“Me cargan los optimistas”: La condena inexorable del tiempo

8 enero, 2019

Se trata de una obra con una lograda escenografía, la cual nos sitúa en un departamento de clase media: sobre un arrimo el teléfono negro de finales de los ’70 y la radio casetera muy popular en los años ’80, una mesa de comedor que da a la cocina y en la entrada un piano antiguo. Los ventanales y la luz que entran por ahí crean la atmósfera ideal y creíble, mientras los actores se desenvuelven con mucha naturalidad sobre el espacio dramático.

Por Miguel Alvarado Natalí

En este montaje nos encontramos con esa temática recurrente y realista que es el conflicto familiar y la brecha que existe entre los ancianos y los jóvenes. Basada en la obra La estudiante y el Sr. Henri (2012) del escritor y director de cine francés Iván Calbérac (48 años), el cual también la llevó a la pantalla grande en el 2015 con el mismo título y que hoy se está presentando en el Teatro Mori del Parque Arauco.

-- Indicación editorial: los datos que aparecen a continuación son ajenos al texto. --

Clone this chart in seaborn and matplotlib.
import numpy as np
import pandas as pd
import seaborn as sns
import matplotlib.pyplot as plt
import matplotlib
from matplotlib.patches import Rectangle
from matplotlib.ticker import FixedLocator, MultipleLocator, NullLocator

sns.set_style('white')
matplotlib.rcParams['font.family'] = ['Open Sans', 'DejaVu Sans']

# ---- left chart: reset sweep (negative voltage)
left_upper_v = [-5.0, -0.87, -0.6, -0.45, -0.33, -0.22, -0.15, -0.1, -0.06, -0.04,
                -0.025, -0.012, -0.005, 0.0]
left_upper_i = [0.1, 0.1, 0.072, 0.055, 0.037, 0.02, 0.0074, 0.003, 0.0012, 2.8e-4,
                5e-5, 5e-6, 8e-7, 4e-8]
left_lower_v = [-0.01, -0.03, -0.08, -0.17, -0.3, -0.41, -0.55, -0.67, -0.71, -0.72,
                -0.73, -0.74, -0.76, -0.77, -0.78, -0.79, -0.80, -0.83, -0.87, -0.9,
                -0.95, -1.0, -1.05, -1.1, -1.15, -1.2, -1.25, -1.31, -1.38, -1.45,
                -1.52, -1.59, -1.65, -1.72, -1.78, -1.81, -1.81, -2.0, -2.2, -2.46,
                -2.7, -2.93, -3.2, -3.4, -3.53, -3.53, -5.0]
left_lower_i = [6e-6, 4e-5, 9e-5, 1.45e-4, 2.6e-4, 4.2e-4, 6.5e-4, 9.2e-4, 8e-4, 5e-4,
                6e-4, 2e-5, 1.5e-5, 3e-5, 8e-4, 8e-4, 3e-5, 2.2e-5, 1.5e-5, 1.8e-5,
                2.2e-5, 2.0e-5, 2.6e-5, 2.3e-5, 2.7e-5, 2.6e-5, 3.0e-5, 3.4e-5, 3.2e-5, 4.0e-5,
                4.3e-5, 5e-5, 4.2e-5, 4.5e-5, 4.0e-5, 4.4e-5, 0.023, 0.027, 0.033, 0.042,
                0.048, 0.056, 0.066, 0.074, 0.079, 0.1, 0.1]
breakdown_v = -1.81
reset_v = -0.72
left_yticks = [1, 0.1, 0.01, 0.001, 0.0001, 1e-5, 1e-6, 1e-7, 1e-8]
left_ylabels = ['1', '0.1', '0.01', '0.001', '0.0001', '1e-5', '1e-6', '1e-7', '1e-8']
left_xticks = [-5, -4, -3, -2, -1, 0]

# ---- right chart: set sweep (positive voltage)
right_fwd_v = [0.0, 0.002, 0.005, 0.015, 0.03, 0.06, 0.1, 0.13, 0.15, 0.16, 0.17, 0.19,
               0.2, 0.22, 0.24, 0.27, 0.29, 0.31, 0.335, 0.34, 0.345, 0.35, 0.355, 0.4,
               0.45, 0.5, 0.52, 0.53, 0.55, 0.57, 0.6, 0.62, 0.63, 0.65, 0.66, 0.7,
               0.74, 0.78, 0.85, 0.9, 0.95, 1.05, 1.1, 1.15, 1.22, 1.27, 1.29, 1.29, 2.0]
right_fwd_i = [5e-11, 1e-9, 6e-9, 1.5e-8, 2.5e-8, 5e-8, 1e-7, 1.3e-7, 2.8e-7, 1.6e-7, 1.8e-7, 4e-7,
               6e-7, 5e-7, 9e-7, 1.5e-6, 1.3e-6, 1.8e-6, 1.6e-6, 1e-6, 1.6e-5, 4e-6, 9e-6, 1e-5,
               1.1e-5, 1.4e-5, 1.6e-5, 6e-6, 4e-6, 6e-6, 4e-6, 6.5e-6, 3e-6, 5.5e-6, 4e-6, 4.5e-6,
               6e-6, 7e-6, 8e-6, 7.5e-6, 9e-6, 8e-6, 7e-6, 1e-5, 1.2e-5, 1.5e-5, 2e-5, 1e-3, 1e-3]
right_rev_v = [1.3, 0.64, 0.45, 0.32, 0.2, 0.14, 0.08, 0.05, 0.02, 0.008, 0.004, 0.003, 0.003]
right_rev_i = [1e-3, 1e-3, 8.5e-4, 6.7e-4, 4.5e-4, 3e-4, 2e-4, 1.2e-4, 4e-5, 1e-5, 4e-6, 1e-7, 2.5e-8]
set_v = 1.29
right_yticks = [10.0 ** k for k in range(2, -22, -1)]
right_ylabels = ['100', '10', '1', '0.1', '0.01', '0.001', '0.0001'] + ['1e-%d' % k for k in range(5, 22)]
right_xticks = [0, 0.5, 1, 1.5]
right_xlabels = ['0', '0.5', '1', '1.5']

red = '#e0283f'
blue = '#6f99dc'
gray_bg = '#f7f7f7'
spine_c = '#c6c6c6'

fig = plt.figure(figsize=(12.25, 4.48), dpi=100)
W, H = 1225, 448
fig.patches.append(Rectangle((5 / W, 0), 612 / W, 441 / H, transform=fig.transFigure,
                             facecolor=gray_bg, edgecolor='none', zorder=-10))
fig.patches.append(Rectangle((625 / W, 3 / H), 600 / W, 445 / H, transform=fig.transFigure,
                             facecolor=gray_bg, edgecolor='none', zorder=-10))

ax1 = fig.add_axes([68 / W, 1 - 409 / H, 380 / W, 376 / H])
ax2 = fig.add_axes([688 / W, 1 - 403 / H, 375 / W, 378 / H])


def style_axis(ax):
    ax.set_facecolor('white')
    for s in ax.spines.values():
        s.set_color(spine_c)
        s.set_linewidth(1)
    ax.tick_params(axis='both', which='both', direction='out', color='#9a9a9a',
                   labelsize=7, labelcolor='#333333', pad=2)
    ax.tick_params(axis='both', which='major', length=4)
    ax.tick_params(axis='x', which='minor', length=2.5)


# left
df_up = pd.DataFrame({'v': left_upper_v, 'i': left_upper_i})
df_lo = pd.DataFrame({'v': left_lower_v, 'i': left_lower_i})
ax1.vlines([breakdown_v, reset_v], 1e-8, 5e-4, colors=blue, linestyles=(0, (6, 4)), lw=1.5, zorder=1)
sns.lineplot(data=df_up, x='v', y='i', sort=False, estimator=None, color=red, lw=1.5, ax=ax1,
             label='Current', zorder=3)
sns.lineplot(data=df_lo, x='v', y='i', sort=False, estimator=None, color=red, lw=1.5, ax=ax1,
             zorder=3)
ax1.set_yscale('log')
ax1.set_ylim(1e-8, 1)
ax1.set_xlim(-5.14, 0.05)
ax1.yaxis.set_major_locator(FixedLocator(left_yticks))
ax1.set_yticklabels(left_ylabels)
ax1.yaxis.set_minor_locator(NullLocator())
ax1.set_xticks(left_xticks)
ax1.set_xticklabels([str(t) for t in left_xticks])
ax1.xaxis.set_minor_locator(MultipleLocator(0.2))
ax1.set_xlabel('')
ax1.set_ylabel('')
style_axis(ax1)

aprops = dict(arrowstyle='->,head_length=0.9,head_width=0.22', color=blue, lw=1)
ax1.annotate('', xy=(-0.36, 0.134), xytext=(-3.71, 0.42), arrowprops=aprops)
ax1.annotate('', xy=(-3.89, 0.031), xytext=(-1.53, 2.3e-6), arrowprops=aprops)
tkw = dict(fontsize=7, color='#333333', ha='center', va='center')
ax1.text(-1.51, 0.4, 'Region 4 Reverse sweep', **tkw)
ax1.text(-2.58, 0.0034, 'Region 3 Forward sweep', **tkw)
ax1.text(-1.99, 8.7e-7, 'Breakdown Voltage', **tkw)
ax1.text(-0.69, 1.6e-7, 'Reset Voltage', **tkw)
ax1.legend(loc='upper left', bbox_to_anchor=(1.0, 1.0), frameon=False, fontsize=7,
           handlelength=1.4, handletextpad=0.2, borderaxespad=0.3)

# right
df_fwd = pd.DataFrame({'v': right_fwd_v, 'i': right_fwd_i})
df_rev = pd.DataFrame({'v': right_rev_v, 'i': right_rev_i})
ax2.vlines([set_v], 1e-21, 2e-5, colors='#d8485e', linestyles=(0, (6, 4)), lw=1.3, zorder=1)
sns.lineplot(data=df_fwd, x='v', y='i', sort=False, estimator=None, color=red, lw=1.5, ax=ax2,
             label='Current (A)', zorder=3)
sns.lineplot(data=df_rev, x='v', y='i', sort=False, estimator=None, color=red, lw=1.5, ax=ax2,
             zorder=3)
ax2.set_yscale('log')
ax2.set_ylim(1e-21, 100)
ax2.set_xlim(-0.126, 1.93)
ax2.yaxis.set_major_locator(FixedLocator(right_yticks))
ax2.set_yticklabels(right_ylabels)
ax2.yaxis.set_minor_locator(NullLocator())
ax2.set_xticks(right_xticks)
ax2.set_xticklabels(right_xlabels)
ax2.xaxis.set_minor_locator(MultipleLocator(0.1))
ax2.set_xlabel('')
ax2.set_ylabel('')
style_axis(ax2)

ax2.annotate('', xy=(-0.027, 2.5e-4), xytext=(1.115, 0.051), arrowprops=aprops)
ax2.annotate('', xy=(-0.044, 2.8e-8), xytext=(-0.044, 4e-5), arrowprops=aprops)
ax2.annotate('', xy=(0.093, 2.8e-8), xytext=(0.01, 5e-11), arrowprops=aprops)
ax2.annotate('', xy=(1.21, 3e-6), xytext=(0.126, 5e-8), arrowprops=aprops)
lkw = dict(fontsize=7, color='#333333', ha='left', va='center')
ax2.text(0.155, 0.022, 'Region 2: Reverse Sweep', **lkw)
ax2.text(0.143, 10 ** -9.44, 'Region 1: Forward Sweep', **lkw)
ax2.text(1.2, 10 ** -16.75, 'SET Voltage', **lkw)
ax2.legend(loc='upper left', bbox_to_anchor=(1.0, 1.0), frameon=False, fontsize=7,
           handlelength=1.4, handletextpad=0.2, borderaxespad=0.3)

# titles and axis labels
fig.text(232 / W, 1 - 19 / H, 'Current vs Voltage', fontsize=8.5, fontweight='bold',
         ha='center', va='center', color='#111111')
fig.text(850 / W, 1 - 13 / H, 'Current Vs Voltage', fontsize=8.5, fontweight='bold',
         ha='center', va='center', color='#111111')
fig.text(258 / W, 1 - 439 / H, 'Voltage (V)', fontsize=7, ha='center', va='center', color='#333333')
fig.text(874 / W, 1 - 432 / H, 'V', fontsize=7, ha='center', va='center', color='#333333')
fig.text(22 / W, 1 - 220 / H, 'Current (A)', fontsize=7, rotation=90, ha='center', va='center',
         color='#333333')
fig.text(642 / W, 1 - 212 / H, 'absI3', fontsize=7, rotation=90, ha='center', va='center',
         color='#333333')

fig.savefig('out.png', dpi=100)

Me cargan los optimistas es la historia de Enrique, un contador  jubilado y gruñón de 78 años, que vive en un departamento desde que murió su esposa hace tres décadas, el cual es incentivado por su hijo a que arriende una de las habitaciones a una estudiante y de paso que le sirva de compañía, ya que le tienen que recordar el horario de sus remedios. El asunto se concreta, pero este anciano tenía un plan: dar meses gratis a la hermosa inquilina, a cambio de que ella seduzca a su hijo para separarlo de su posesiva nuera, a quien él desprecia.

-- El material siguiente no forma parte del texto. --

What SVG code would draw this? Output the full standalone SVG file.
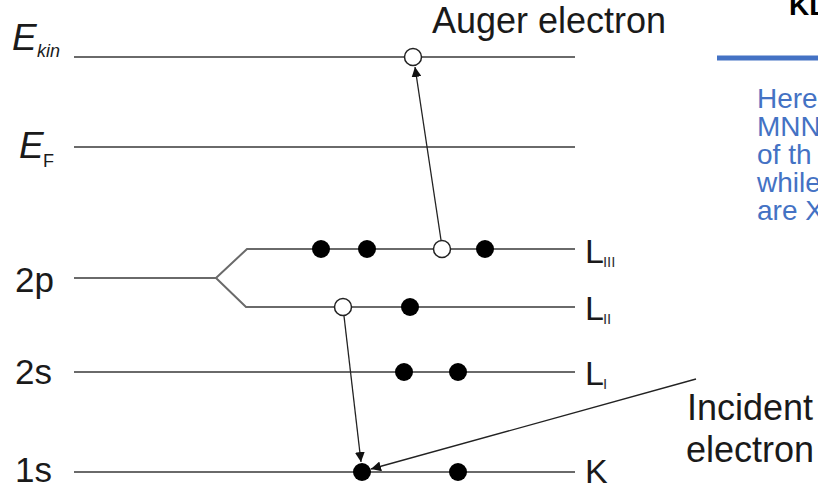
<svg xmlns="http://www.w3.org/2000/svg" width="818" height="489" viewBox="0 0 818 489">
  <defs>
    <marker id="arrow" viewBox="0 0 10 10" refX="10" refY="5" markerWidth="10" markerHeight="10" markerUnits="userSpaceOnUse" orient="auto">
      <path d="M0,0 L10,5 L0,10 Z" fill="#111"/>
    </marker>
    <style>
      .lvl { stroke: #6a6a6a; stroke-width: 2; fill: none; }
      .lbl { font-family: "Liberation Sans", Arial, sans-serif; font-size: 35px; fill: #1a1a1a; }
      .big { font-family: "Liberation Sans", Arial, sans-serif; font-size: 37px; font-style: italic; fill: #1a1a1a; }
      .small { font-family: "Liberation Sans", Arial, sans-serif; font-size: 18px; fill: #1a1a1a; }
      .shell { font-family: "Liberation Sans", Arial, sans-serif; font-size: 34px; fill: #1a1a1a; }
      .sub { font-size: 15px; fill: #333; }
      .full { fill: #000; }
      .hole { fill: #fff; stroke: #222; stroke-width: 1.5; }
      .conn { stroke: #222; stroke-width: 1.3; fill: none; marker-end: url(#arrow); }
      .blue { font-family: "Liberation Sans", Arial, sans-serif; font-size: 28px; fill: #4472C4; }
    </style>
  </defs>

  <rect width="818" height="489" fill="#fff"/>

  <!-- energy levels -->
  <g id="level-ekin">
    <line class="lvl" x1="74" y1="57" x2="575" y2="57"/>
    <text class="big" x="12" y="50">E</text>
    <text class="small" x="37" y="57" font-style="italic">kin</text>
    <circle class="hole" cx="413" cy="57" r="8.5"/>
  </g>

  <g id="level-ef">
    <line class="lvl" x1="74" y1="147" x2="575" y2="147"/>
    <text class="big" x="19" y="158">E</text>
    <text class="small" x="43" y="167">F</text>
  </g>

  <g id="level-2p">
    <path class="lvl" d="M74,278 H216 L247,249 H575 M216,278 L246,307 H575"/>
    <text class="lbl" x="15" y="292">2p</text>
    <circle class="full" cx="321" cy="249" r="9"/>
    <circle class="full" cx="367" cy="249" r="9"/>
    <circle class="hole" cx="442" cy="249" r="8.5"/>
    <circle class="full" cx="485" cy="249" r="9"/>
    <circle class="hole" cx="343" cy="307" r="8.5"/>
    <circle class="full" cx="410" cy="307" r="9"/>
    <text class="shell" x="585" y="263">L<tspan class="sub" dx="-1" dy="4">III</tspan></text>
    <text class="shell" x="585" y="320">L<tspan class="sub" dx="-1" dy="4">II</tspan></text>
  </g>

  <g id="level-2s">
    <line class="lvl" x1="74" y1="372" x2="575" y2="372"/>
    <text class="lbl" x="15" y="384">2s</text>
    <circle class="full" cx="404" cy="372" r="9"/>
    <circle class="full" cx="458" cy="372" r="9"/>
    <text class="shell" x="585" y="385">L<tspan class="sub" dx="-1" dy="4">I</tspan></text>
  </g>

  <g id="level-1s">
    <line class="lvl" x1="74" y1="472" x2="575" y2="472"/>
    <text class="lbl" x="15" y="482">1s</text>
    <circle class="full" cx="362" cy="472" r="9"/>
    <circle class="full" cx="458" cy="472" r="9"/>
    <text class="shell" x="585" y="483">K</text>
  </g>

  <g id="label-auger">
    <text class="lbl" x="432" y="33" font-size="36px" style="font-size:36px">Auger electron</text>
  </g>

  <g id="label-incident">
    <text class="lbl" x="687" y="420" style="font-size:36px">Incident</text>
    <text class="lbl" x="686" y="462" style="font-size:36px">electron</text>
  </g>

  <!-- transitions -->
  <g id="connectors">
    <line class="conn" x1="441" y1="240" x2="415" y2="67"/>
    <line class="conn" x1="344" y1="316" x2="361" y2="462"/>
    <line class="conn" x1="696" y1="379" x2="371" y2="469"/>
  </g>

  <!-- side text -->
  <g id="side-note">
    <text x="789" y="15" font-family="'Liberation Sans', Arial, sans-serif" font-weight="bold" font-size="28" fill="#000">KL</text>
    <line x1="717" y1="58" x2="818" y2="58" stroke="#4472C4" stroke-width="5"/>
    <text class="blue" x="757" y="108">Here</text>
    <text class="blue" x="757" y="136">MNN</text>
    <text class="blue" x="757" y="164">of th</text>
    <text class="blue" x="757" y="192">while</text>
    <text class="blue" x="757" y="220">are X</text>
  </g>
</svg>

Es una comedia con algo de ironía muy liviana, si bien es cierto, su argumento es novedoso, no consigue atrapar plenamente al espectador, pese a que los diálogos están bien hilvanados pero comunes, no existe ese quiebre o clímax esperado y solo la risa da paso a la emotividad en los momentos culmines de esta pieza teatral. Por su parte, la actuación de Julio Jung interpretando a este veterano es magistral y una vez más da gusto verlo sobre el proscenio, así como lo vi por primera vez en 1985 en la obra Regreso sin Cusa, donde junto a María Elena Devauchelle interpretan a una pareja de exiliados que viven en Suecia y que retornan a Chile. No ayuda en la valorización total de esta presentación, el cambio de actriz, específicamente si hablamos de la protagonista (en la presente función se reemplazó a Constanza Mackenna).

Bien lograda la escenografía, que nos sitúa en un departamento de clase media: sobre un arrimo el teléfono negro de finales de los ’70 y la radio casetera muy popular en los años ’80, una mesa de comedor que da a la cocina y en la entrada un piano antiguo. Los ventanales y la luz que entra por ahí nos lleva a tener la atmósfera ideal y creíble. Mientras los actores se desenvuelven con mucha naturalidad en el espacio escénico.

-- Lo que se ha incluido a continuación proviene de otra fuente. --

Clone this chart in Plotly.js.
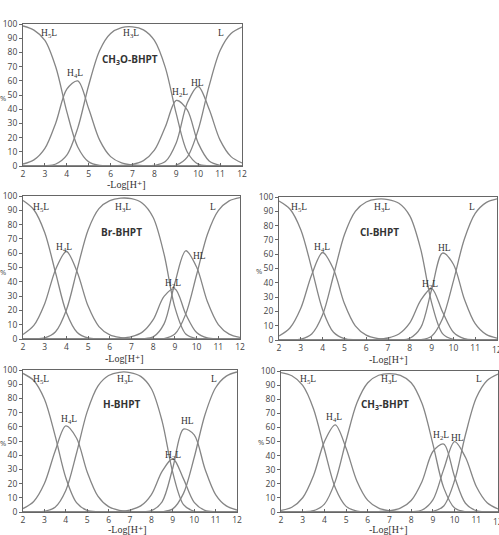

Esta obra es el destino que de una u otra manera estamos condenados a vivir cuando llegamos a viejos, es el aceptar a los demás tal cual son, aunque nos cueste. Reconciliarnos con la vida y consigo mismo para cuando el último latido de nuestro corazón llegue, estemos felices. El autor escarba en las frustraciones que llevamos dentro, en las dificultades que tenemos de comunicación y convivencia con los demás, el valor de la juventud y la belleza, pero también el de la experiencia que entrega la madurez.